Dei dubbi sul sistema elettorale, si è detto. E se Marine Le Pen e Mélenchon si sono affrettati, nelle dichiarazioni a caldo, a rivendicare il passaggio ad un sistema «più giusto» e «più rispettoso delle scelte dei francesi», anche fra i politologi si sono fatte sentire voci di denuncia nei confronti delle promesse di introduzione di una quota proporzionale di assegnazione dei seggi non mantenute dagli ultimi tre presidenti.

Un’altra vittima di primo piano del responso delle urne è stato il “fronte repubblicano”: il patto in base al quale, di fronte ad un candidato giudicato estremista – la regola era formalmente diretta contro trotzkisti e Front national, ma di fatto riguardava solo il secondo –, i partiti “di governo” sia di sinistra che di destra avrebbero incitato i propri simpatizzanti a favorire i concorrenti moderati, comunisti inclusi.

Il monito, questa volta, è stato ampiamente disatteso. Stando ai primi studi sui flussi di voto, se gli elettori di sinistra hanno favorito il successo dei Républicains sul Rassemblement national in quasi tutte le circoscrizioni, quelli di destra non hanno fatto lo stesso dove ai lepenisti si contrapponevano ai mélenchonisti.

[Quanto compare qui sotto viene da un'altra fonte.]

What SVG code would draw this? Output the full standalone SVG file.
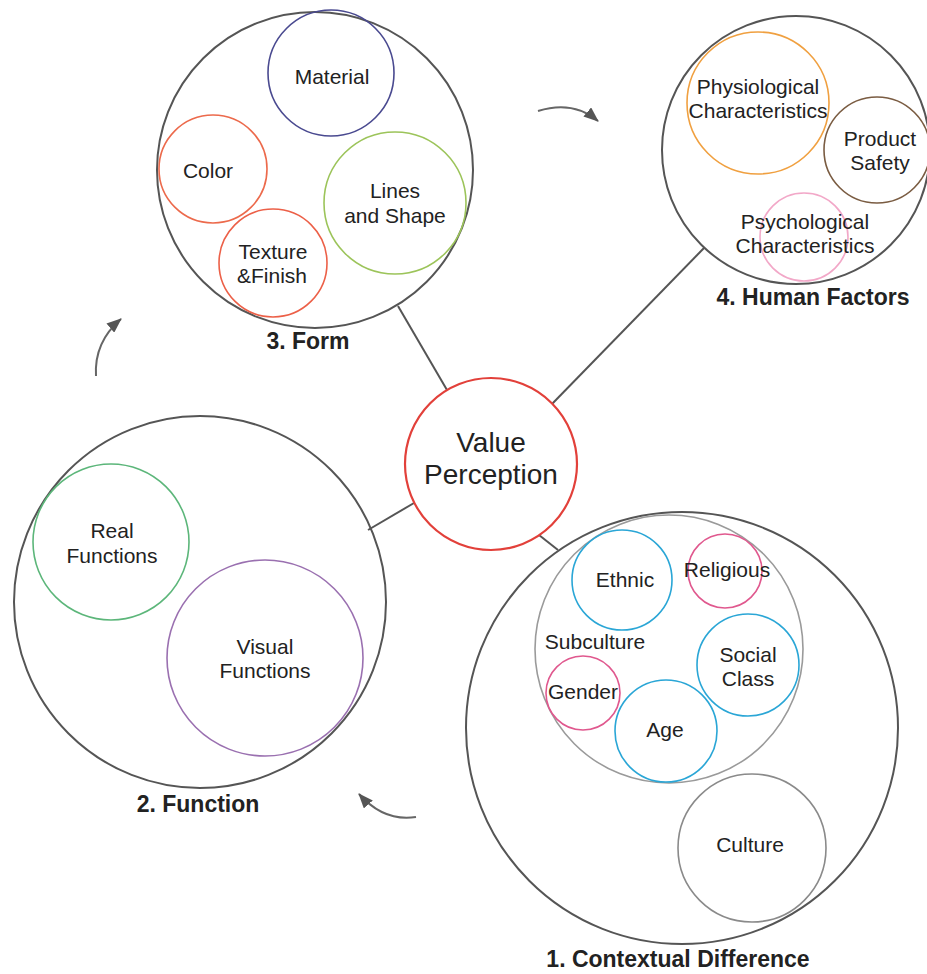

E, fatto singolare, molti elettori della Nupes hanno preferito il Rn ai candidati pro-Macron negli scontri diretti: ciò che non era accaduto alla presidenziale si è verificato questa volta. E il “soffitto di cristallo” che sembrava impedire al Rassemblement national di uscire dalla marginalità si è infranto. Con conseguenze, per la destra e per l’intera dinamica del sistema, che restano tutte da esplorare.